Expenditures is about how much is spent (and on what). 

Revenues is about taxes collected.

"Tax cuts" are a conscious decision to reduce the amount of revenues collected (typically in recognition of the damage that taxation causes to economic activity). 

A tax cut doesn't need to be "paid for" because it is not something that the government spends money on. It's that the government decides to try to extract less from the tax payers in the first place.

The issue of tax cuts seems to be conflated with that of budget deficits and debt - and these things are not new issues. Budget deficits occur when expenditures exceed tax revenues, which can happen irrespective of any specific set of tax rates. Budget deficits can be resolved by a combination of lower expenditures and higher tax revenues.

Lower expenditures can be achieved by more efficient, prioritized government spending. 

Higher tax revenues can be achieved by higher economic growth (which typically boosts tax revenues) or changes to tax rates / structure that boosts the amount of revenues collected.

The thing is, no one knows exactly how the massive US economy will respond to whatever cocktail of economic policies ends up being enacted. Proclamations about tax cuts needing to be 'paid for' are completely backwards at the least, and based on faulty assumptions about what can accurately be understood at worst.

The most important thing now is to ramp up economic growth, getting people into better jobs. Without economic growth, none of the budget deficit problems are going to be addressed.

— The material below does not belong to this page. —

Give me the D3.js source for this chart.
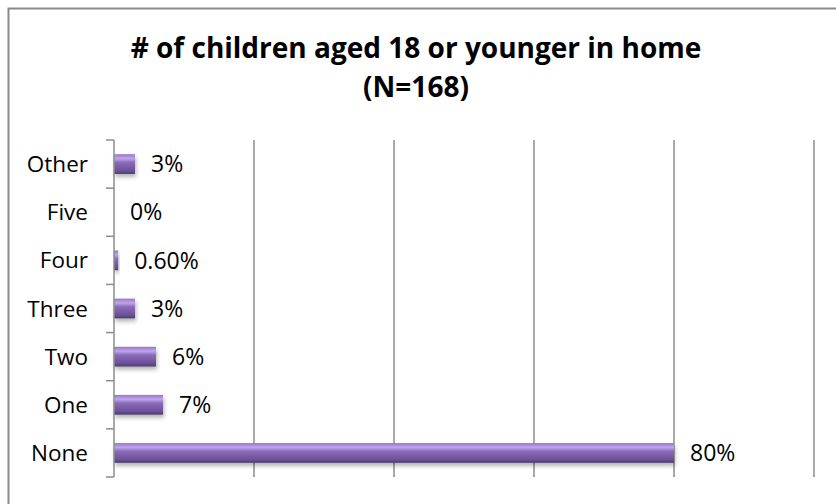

Any discussion about "pay for" should be in the context of government expenditures, not in the context of tax revenue collection.

-11 ( +0 / -11 )

Trump has done nothing in his first 100 days, and it is increasingly apparent that he won't be able to do anything in the remainder of his time in office, due to his utter incompetence and stupidity. So yes maybe he has stopped trying and instead hosts fellow intellectual pygmies like Sarah Palin and Ted Nugent at the White House because it's more fun than trying to do any work. The good part about all this for the rest of is that the damage from this moron's time in office will be mercifully small.